There is a pressing need for much more than money.  Aboriginal people, by their thousands, worked to develop our nation but were excluded from its wealth.  They worked but were paid a pittance; they worked but were denied the right to prosper from their effort and skills.  Refused full access to their earnings they could build no asset base for their families and descendants; indeed, as is all too obvious, the imposed poverty jeopardised their very survival.   The myth of European philanthropy and Aboriginal incapacity is grounded in our skewed and partial knowledge of our history which veils and refutes these truths.   It is from this distorted history that our prime minister denies the Stolen Generations, and our premier claims his government is acting “generously” and “in the spirit of reconciliation” in proffering a settlement which is, he says, “as much as the State can bear”.  But this is not the State’s money to bestow or withhold within budget comfort.  This is Aboriginal earnings and entitlements which the State as trustee was legally bound to safeguard.

In every State Aboriginal workers were similarly cheated of their wages, their child endowment entitlements and their inheritances.  We need to determine the extent of Aboriginal labour and its contribution to the development of our nation; we need to ascertain how this labour was valued by those who used it, in terms of both cash and skills.  We need to estimate the financial loss to workers through discounted wages, theft, fraud, and incompetent accounting.  We need to put a figure on the profits of the pastoral industry and the States as they exploited this disempowered social group for their convenience.  We need to explode the damnable myths of Aboriginal ineptitude, indolence and financial incompetence which are still peddled today as some sort of ‘racial’ explanation for contemporary destitution and despair.

Last year Justice Marcus Einfeld described this missing money, these Stolen Wages, as “a matter of national significance” warranting investigation by an independent federal or Human Rights Commission.  As we celebrate 55 years’ support for these acclaimed human rights standards, I urge the federal government to honour Article 10, which affirms that everyone is entitled in full equity to a fair and public hearing by an independent and impartial tribunal, in the determination of their rights and obligations.   In America, after a seven-year and continuing legal battle over missing private monies, the Blackfeet people of Montana have won Court directives demanding the government provide a full accounting for every cent of Indian money intercepted and controlled from 1887.  We need such an accounting in Australia also, as the basis to assess entitlement and compensation.

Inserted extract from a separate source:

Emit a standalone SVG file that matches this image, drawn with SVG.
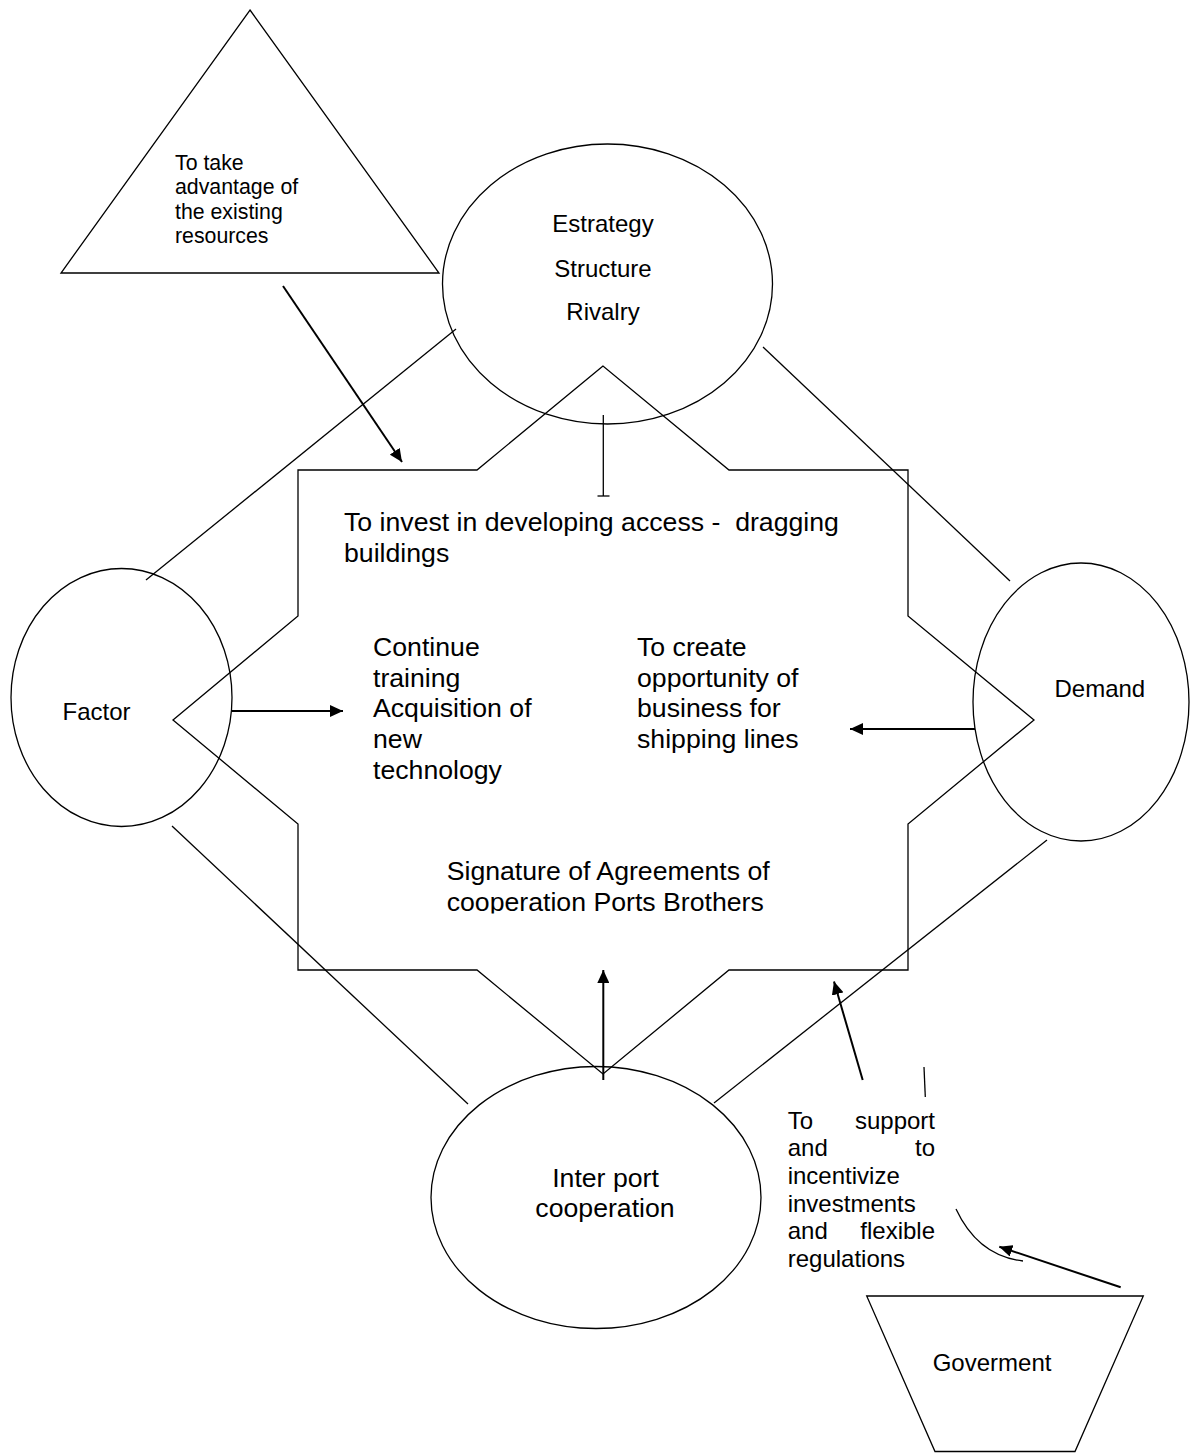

But while we’re waiting for the marvellous revelation of ethics and integrity which might prompt such a national Inquiry, a few of us are working towards establishing a National Report which will survey labour, wages and financial controls in each State, including the testimony of families caught up in these systems.  We are hoping, at a minimum, to explode the myths which trivialise and marginalise those who also built our nation, and we are hoping to prepare the public mind to acknowledge the enormous debt – both financial and historical – which remains unreported and unpaid.